Luxembourg-based graphene nanotube manufacturer

OCSiAl, is a Luxembourgish nanotechnology company based in Leudelange. It specializes in the production of graphene nanotubes, also known as single-walled carbon nanotubes (SWCNTs), and graphene nanotube-based products, and is considered the largest producer in the world.

==History==
OCSiAl was founded in 2010 (Note: Luxemburger Wort names 2009 as the year of foundation.) in Novosibirsk by Russian physicists Yuri Koropachinsky, Oleg Kirillov, Yuri Zelvensky, and Mikhail Predtechensky. The name OCSiAl is derived from the chemical symbols for oxygen (O), carbon (C), silicon (Si), and aluminium (Al).

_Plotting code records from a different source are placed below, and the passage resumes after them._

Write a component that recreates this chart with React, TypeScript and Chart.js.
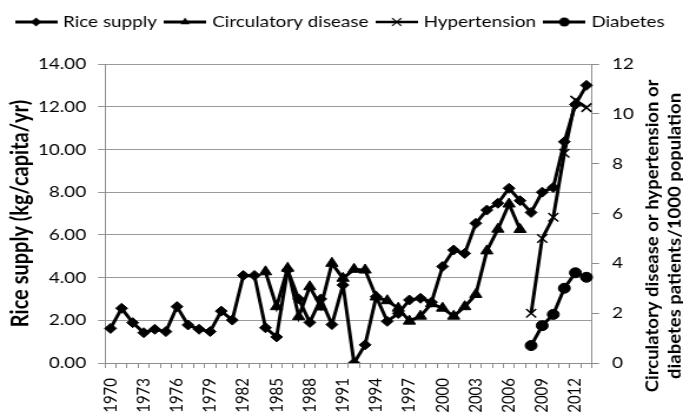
import React, { useEffect, useRef } from "react";
import { Chart, registerables } from "chart.js";

Chart.register(...registerables);

const years = [
  1970, 1971, 1972, 1973, 1974, 1975, 1976, 1977, 1978, 1979,
  1980, 1981, 1982, 1983, 1984, 1985, 1986, 1987, 1988, 1989,
  1990, 1991, 1992, 1993, 1994, 1995, 1996, 1997, 1998, 1999,
  2000, 2001, 2002, 2003, 2004, 2005, 2006, 2007, 2008, 2009,
  2010, 2011, 2012, 2013,
];

const labeledYears = [1970, 1973, 1976, 1979, 1982, 1985, 1988, 1991, 1994, 1997, 2000, 2003, 2006, 2009, 2012];

const riceSupply = [
  1.62, 2.56, 1.89, 1.42, 1.58, 1.47, 2.64, 1.78, 1.58, 1.47,
  2.43, 2.01, 4.1, 4.1, 1.65, 1.22, 4.35, 3.0, 1.9, 3.0,
  1.8, 3.65, 0.0, 0.85, 3.1, 1.95, 2.32, 2.95, 3.03, 2.85,
  4.52, 5.29, 5.13, 6.54, 7.16, 7.48, 8.18, 7.6, 7.05, 8.0,
  8.22, 10.36, 12.1, 13.0,
];

const circulatoryDisease = [
  null, null, null, null, null, null, null, null, null, null,
  null, null, null, null, 3.66, 2.26, 3.8, 1.86, 3.06, 2.25,
  4.0, 3.4, 3.76, 3.73, 2.65, 2.5, 2.2, 1.68, 1.88, 2.38,
  2.2, 1.88, 2.26, 2.75, 4.5, 5.37, 6.38, 5.36, null, null,
  null, null, null, null,
];

const hypertension = [
  null, null, null, null, null, null, null, null, null, null,
  null, null, null, null, null, null, null, null, null, null,
  null, null, null, null, null, null, null, null, null, null,
  null, null, null, null, null, null, null, null, 2.0, 5.0,
  5.85, 8.42, 10.55, 10.25,
];

const diabetes = [
  null, null, null, null, null, null, null, null, null, null,
  null, null, null, null, null, null, null, null, null, null,
  null, null, null, null, null, null, null, null, null, null,
  null, null, null, null, null, null, null, null, 0.7, 1.5,
  1.95, 3.0, 3.62, 3.44,
];

const leftTicks = [0, 2, 4, 6, 8, 10, 12, 14];
const rightTicks = [0, 2, 4, 6, 8, 10, 12];

const FINAL_W = 683;
const CANVAS_W = 580;
const H = 420;
const K = CANVAS_W / FINAL_W;
const FONT = "Lato, 'Open Sans', sans-serif";

type Kind = "diamond" | "triangle" | "cross" | "circle";

function drawMarker(ctx: CanvasRenderingContext2D, kind: Kind, x: number, y: number, r: number) {
  ctx.beginPath();
  if (kind === "diamond") {
    ctx.moveTo(x, y - r);
    ctx.lineTo(x + r, y);
    ctx.lineTo(x, y + r);
    ctx.lineTo(x - r, y);
    ctx.closePath();
    ctx.fill();
  } else if (kind === "triangle") {
    for (let i = 0; i < 3; i++) {
      const a = (i * 2 * Math.PI) / 3;
      const px = x + Math.sin(a) * r;
      const py = y - Math.cos(a) * r;
      if (i === 0) ctx.moveTo(px, py);
      else ctx.lineTo(px, py);
    }
    ctx.closePath();
    ctx.fill();
  } else if (kind === "cross") {
    const d = r * Math.SQRT1_2;
    ctx.lineWidth = 1.3;
    ctx.moveTo(x - d, y - d);
    ctx.lineTo(x + d, y + d);
    ctx.moveTo(x + d, y - d);
    ctx.lineTo(x - d, y + d);
    ctx.stroke();
  } else {
    ctx.arc(x, y, r, 0, Math.PI * 2);
    ctx.fill();
  }
}

function makeIcon(kind: Kind, thinLine: boolean): HTMLCanvasElement {
  const c = document.createElement("canvas");
  c.width = 36;
  c.height = 14;
  const ctx = c.getContext("2d")!;
  ctx.strokeStyle = "#000";
  ctx.fillStyle = "#000";
  ctx.lineWidth = thinLine ? 2.5 : 3;
  ctx.beginPath();
  ctx.moveTo(0, 7);
  ctx.lineTo(36, 7);
  ctx.stroke();
  drawMarker(ctx, kind, 18, 7, kind === "cross" ? 5.5 : 4.5);
  return c;
}

const rightTitlePlugin = {
  id: "rightTitle",
  afterDraw(chart: any) {
    const ctx = chart.ctx as CanvasRenderingContext2D;
    const area = chart.chartArea;
    const cy = area.top + (area.bottom - area.top) * 0.575;
    ctx.save();
    ctx.fillStyle = "#000";
    ctx.font = `bold 18.5px ${FONT}`;
    ctx.textAlign = "center";
    ctx.textBaseline = "middle";
    const lines = ["Circulatory disease or hypertension or", "diabetes patients/1000 population"];
    const xs = [chart.width - 26, chart.width - 7.5];
    lines.forEach((t, i) => {
      ctx.save();
      ctx.translate(xs[i], cy);
      ctx.rotate(-Math.PI / 2);
      ctx.scale(1, 0.84);
      ctx.fillText(t, 0, 0);
      ctx.restore();
    });
    ctx.restore();
  },
};

export default function App() {
  const ref = useRef<HTMLCanvasElement | null>(null);

  useEffect(() => {
    document.body.style.margin = "0";
    const canvas = ref.current;
    if (!canvas) return;
    const icons = [
      makeIcon("diamond", false),
      makeIcon("triangle", false),
      makeIcon("cross", true),
      makeIcon("circle", false),
    ];
    const common = {
      borderColor: "#000",
      backgroundColor: "#000",
      pointBorderColor: "#000",
      pointBackgroundColor: "#000",
      borderWidth: 3,
      tension: 0,
      pointBorderWidth: 1,
    };
    const chart = new Chart(canvas, {
      type: "line",
      data: {
        labels: years.map(String),
        datasets: [
          { ...common, label: "Rice supply", data: riceSupply, yAxisID: "y", pointStyle: "rectRot", pointRadius: 5 },
          { ...common, label: "Circulatory disease", data: circulatoryDisease, yAxisID: "y1", pointStyle: "triangle", pointRadius: 6 },
          { ...common, label: "Hypertension", data: hypertension, yAxisID: "y1", pointStyle: "crossRot", pointRadius: 6, pointBorderWidth: 1.5 },
          { ...common, label: "Diabetes", data: diabetes, yAxisID: "y1", pointStyle: "circle", pointRadius: 5 },
        ],
      },
      options: {
        responsive: false,
        animation: false,
        devicePixelRatio: 1,
        layout: { padding: { top: 5, left: 0, right: 0, bottom: 0 } },
        plugins: {
          tooltip: { enabled: false },
          title: {
            display: true,
            text: "",
            weight: 500,
            font: { size: 10 },
            padding: { top: 0, bottom: 12 },
          },
          legend: {
            display: true,
            position: "top",
            labels: {
              usePointStyle: true,
              pointStyleWidth: 30,
              padding: 9,
              color: "#000",
              font: { family: FONT, size: 16 },
              generateLabels: (ch: any) => {
                const items = (Chart.defaults.plugins.legend.labels as any).generateLabels(ch);
                return items.map((it: any, i: number) => ({ ...it, pointStyle: icons[i], lineWidth: 0 }));
              },
            },
          },
        },
        scales: {
          x: {
            type: "category",
            offset: true,
            grid: { display: true, drawOnChartArea: false, drawTicks: true, tickLength: 5, color: "#8c8c8c", offset: true },
            border: { display: true, color: "#8c8c8c", width: 1 },
            ticks: {
              autoSkip: false,
              maxRotation: 90,
              minRotation: 90,
              padding: 10,
              color: "#000",
              font: { family: FONT, size: 15 },
              callback: (_v: any, i: number) => (labeledYears.includes(years[i]) ? String(years[i]) : ""),
            },
            afterFit: (s: any) => {
              s.height = 57;
            },
          },
          y: {
            position: "left",
            min: 0,
            max: 14,
            afterBuildTicks: (s: any) => {
              s.ticks = leftTicks.map((v) => ({ value: v }));
            },
            grid: { color: "#9a9a9a", tickLength: 6, lineWidth: 1 },
            border: { color: "#8c8c8c", width: 1 },
            ticks: {
              padding: 10,
              color: "#000",
              font: { family: FONT, size: 16 },
              callback: (v: any) => Number(v).toFixed(2),
            },
            title: {
              display: true,
              text: "Rice supply (kg/capita/yr)",
              color: "#000",
              font: { family: FONT, size: 20, weight: "bold" },
              padding: { top: 6, bottom: 0 },
            },
            afterFit: (s: any) => {
              s.width = 105 * K;
            },
          },
          y1: {
            position: "right",
            min: 0,
            max: 12,
            afterBuildTicks: (s: any) => {
              s.ticks = rightTicks.map((v) => ({ value: v }));
            },
            grid: { drawOnChartArea: false, color: "#8c8c8c", tickLength: 6 },
            border: { color: "#8c8c8c", width: 1 },
            ticks: {
              padding: 11,
              color: "#000",
              font: { family: FONT, size: 16 },
            },
            afterFit: (s: any) => {
              s.width = (FINAL_W - 592) * K;
            },
          },
        },
      } as any,
      plugins: [rightTitlePlugin],
    });
    return () => chart.destroy();
  }, []);

  return (
    <div style={{ width: FINAL_W, height: H }}>
      <canvas
        ref={ref}
        width={CANVAS_W}
        height={H}
        style={{ width: `${FINAL_W}px`, height: `${H}px`, display: "block" }}
      />
    </div>
  );
}
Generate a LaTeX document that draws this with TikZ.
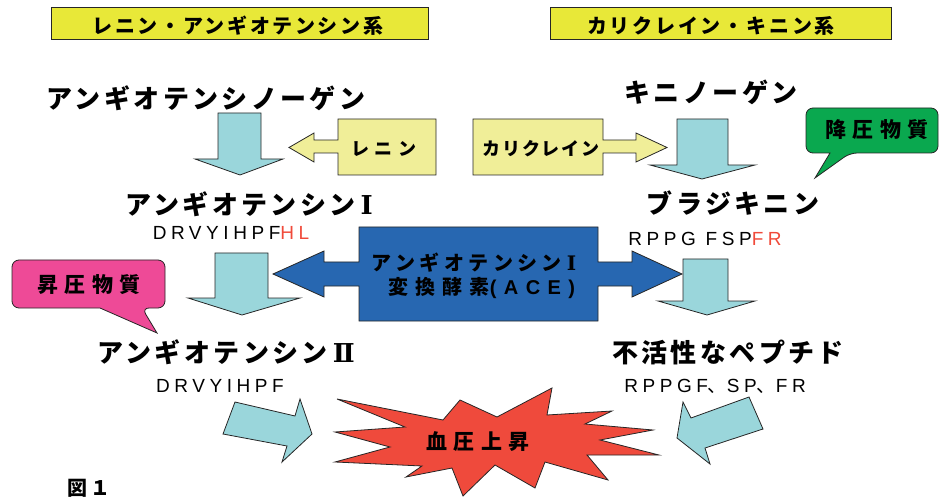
\documentclass[tikz,border=0pt]{standalone}
\usepackage{fontspec}
\setmainfont{Noto Sans CJK JP}
\newfontfamily\lat{Liberation Sans}
\newfontfamily\romn{DejaVu Serif}
\definecolor{titleY}{HTML}{E8E838}
\definecolor{lightY}{HTML}{F0EE98}
\definecolor{cyanA}{HTML}{9AD6DB}
\definecolor{aceB}{HTML}{2767B1}
\definecolor{pinkC}{HTML}{EE4A97}
\definecolor{greenC}{HTML}{0AA84F}
\definecolor{burstR}{HTML}{EF4A3C}
\definecolor{redT}{HTML}{F04A3A}
\newcommand\ls[1]{\addfontfeature{LetterSpace=#1}}
\newcommand\rI{\hspace{5pt}{\romn\bfseries Ⅰ}}
\newcommand\rII{\hspace{5pt}{\romn\bfseries Ⅱ}}
\tikzset{
  outl/.style={draw=black!85, line width=0.8pt, line join=miter},
  titlebox/.style={outl, fill=titleY},
  lightbox/.style={outl, fill=lightY},
  cyanarrow/.style={outl, fill=cyanA},
  acebox/.style={outl, fill=aceB},
  pinkcall/.style={outl, fill=pinkC},
  greencall/.style={outl, fill=greenC},
  burst/.style={outl, fill=burstR},
  txt/.style={inner sep=0pt, outer sep=0pt},
  bigt/.style={txt, font=\bfseries\fontsize{26}{26}\selectfont\ls{13}},
  titlet/.style={txt, font=\bfseries\fontsize{20}{20}\selectfont},
  seqt/.style={txt, font=\fontsize{19}{19}\selectfont\lat\ls{24}},
  callt/.style={txt, font=\bfseries\fontsize{21}{21}\selectfont\ls{30}},
  enzt/.style={txt, font=\bfseries\fontsize{18}{18}\selectfont},
  acet/.style={txt, font=\bfseries\fontsize{20}{20}\selectfont},
}
\begin{document}
\begin{tikzpicture}[x=1pt,y=-1pt]
\useasboundingbox (0,0) rectangle (940,497);
% title boxes
\draw[titlebox] (51,7) rectangle (428,39);
\node[titlet, font=\bfseries\fontsize{20}{20}\selectfont\ls{13}] (t1) at (238,26) {レニン・アンギオテンシン系};
\draw[titlebox] (550,7) rectangle (891,39);
\node[titlet, font=\bfseries\fontsize{20}{20}\selectfont\ls{14}] (t2) at (711,26) {カリクレイン・キニン系};
% main labels
\node[bigt] (angio) at (206,98) {アンギオテンシノーゲン};
\node[bigt] (kinino) at (711,92) {キニノーゲン};
\node[bigt] (ang1) at (249,204) {アンギオテンシン\rI};
\node[bigt] (brady) at (733,203) {ブラジキニン};
\node[bigt] (ang2) at (226,352) {アンギオテンシン\rII};
\node[bigt] (inact) at (728,352) {不活性なペプチド};
% sequences
\node[seqt] (seq1) at (231,232.5) {DRVYIHPF{\color{redT}HL}};
\node[seqt] (seq2) at (705,239) {RPPG FSP{\color{redT}FR}};
\node[seqt] (seq3) at (220,386) {DRVYIHPF};
\node[seqt] (seq4) at (715,386) {RPPGF{\rmfamily\ls{5}、}SP{\rmfamily\ls{5}、}FR};
% vertical block arrows
\draw[cyanarrow] (218,113) -- (261,113) -- (261,159) -- (283,159) -- (240,175) -- (195,159) -- (218,159) -- cycle;
\draw[cyanarrow] (677,119) -- (728,119) -- (728,165) -- (755,165) -- (702,179) -- (650,165) -- (677,165) -- cycle;
\draw[cyanarrow] (215,253) -- (268,253) -- (268,298) -- (300,298) -- (242,315) -- (188,298) -- (215,298) -- cycle;
\draw[cyanarrow] (683,259) -- (728,259) -- (728,301) -- (755,301) -- (707,315) -- (658,301) -- (683,301) -- cycle;
% enzyme callouts
\draw[lightbox] (338,119) -- (436,119) -- (436,175) -- (338,175) -- (338,153) -- (314,153) -- (314,162) -- (289,147.5) -- (314,133) -- (314,140) -- (338,140) -- cycle;
\node[enzt, font=\bfseries\fontsize{18}{18}\selectfont\ls{30}] (renin) at (384,149) {レニン};
\draw[lightbox] (473,119) -- (603,119) -- (603,140) -- (636,140) -- (636,133) -- (667,147.5) -- (636,162) -- (636,153) -- (603,153) -- (603,175) -- (473,175) -- cycle;
\node[enzt, font=\bfseries\fontsize{18}{18}\selectfont\ls{11}] (kall) at (541,149) {カリクレイン};
% ACE
\draw[acebox] (359,227) -- (598,227) -- (598,262) -- (632,262) -- (632,251) -- (682,274) -- (632,297) -- (632,286) -- (598,286) -- (598,321) -- (359,321) -- (359,286) -- (324,286) -- (324,297) -- (273,274) -- (324,251) -- (324,262) -- (359,262) -- cycle;
\node[acet] (ace1) at (474,263) {\ls{22}アンギオテンシン\rI};
\node[acet] (ace2) at (482,288) {{\ls{35}変換酵素}{\lat\bfseries\ls{37}(ACE)}};
% pressor callouts
\draw[pinkcall, rounded corners=7pt] (88,260) -- (165,260) -- (165,308) -- (142,308) [sharp corners] -- (157,333) -- (100,308) [rounded corners=7pt] -- (12,308) -- (12,260) -- cycle;
\node[callt] (press) at (89,285) {昇圧物質};
\draw[greencall, rounded corners=7pt] (870,108) -- (938,108) -- (938,153) -- (850,153) [sharp corners] -- (815,178) -- (830,153) [rounded corners=7pt] -- (806,153) -- (806,108) -- cycle;
\node[callt] (depress) at (877,130) {降圧物質};
% diagonal arrows
\draw[cyanarrow] (235,402) -- (295,416) -- (300,399) -- (312,434) -- (282,462) -- (287,446) -- (223,434) -- cycle;
\draw[cyanarrow] (749,397) -- (763,429) -- (705,448) -- (710,464) -- (677,438) -- (683,402) -- (691,418) -- cycle;
% burst
\draw[burst] (337,399) -- (443,420) -- (460,400) -- (497,417) -- (552,388) -- (547,415) -- (612,411) -- (585,424) -- (653,430) -- (600,440) -- (659,455) -- (587,455) -- (608,480) -- (545,462) -- (535,488) -- (495,465) -- (463,496) -- (452,468) -- (406,477) -- (422,466) -- (335,462) -- (390,447) -- (335,432) -- (405,427) -- cycle;
\node[callt] (bp) at (478,442) {血圧上昇};
% figure label
\node[txt, font=\bfseries\fontsize{20}{20}\selectfont\ls{15}] (fig) at (89,488) {図１};
\end{tikzpicture}
\end{document}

In 2014, Frost & Sullivan recognized OCSiAl with the North American Award for Technology Innovation for its SWCNT products.

In 2015, the U.S. National Nanotechnology Initiative recognized OCSiAl for expanding its matching grant program (iNanoComm), which supports research into SWCNT applications.

In 2016, OCSiAl registered OCSiAl’s SWCNTs under the European Union's REACH regulations, initially allowing production and commercialization of up to 10 tonnes annually. The capacity was increased to 100 tonnes annually in 2020, and by the end of 2025 OCSiAl is still the only company permitted at this volume.

In 2019, OCSiAl became a unicorn with a valuation exceeding $1 billion. In the same year, OCSiAl opened a research laboratory in Pudong, Shanghai. The facility includes laboratories and quality control (QC) facilities for nanotube applications in batteries, composites, polymers, elastomers, and coatings. Later that year, the United States Environmental Protection Agency (EPA) published a Significant New Use Rule (SNUR) in the Federal Register for OCSiAl’s products which permitted their commercialization.

In October 2020, OCSiAl opened a research laboratory in Foetz, Luxembourg. The facility develops and tests material formulations and processing methods to improve production systems.

In 2021, Daikin Industries invested in OCSiAl, valuing it at approximately $1.7 billion, to further develop lithium-ion battery materials.

In 2024, OCSiAl appointed former Marvel Entertainment chief executive Peter Cuneo as its board chairman. In October 2024, OCSiAl opened a production facility in Serbia with an annual capacity of 60 tonnes of graphene nanotubes. It also announced plans to construct an additional facility in Serbia and a production hub in Differdange, Luxembourg.

==Products==
OCSiAI's main product is high-purity graphene nanotubes, and graphene-nanotube-based concentrates and suspensions for battery applications and for thermoplastics, thermosets, and elastomers.

OCSiAI’s graphene nanotubes are commercially applied in industrial rubber parts, functional prosthetics, battery cells, paints and coatings, composites, smart textiles, personal protective equipment, consumer electronics, packaging, industrial tanks, tires, and various plastics.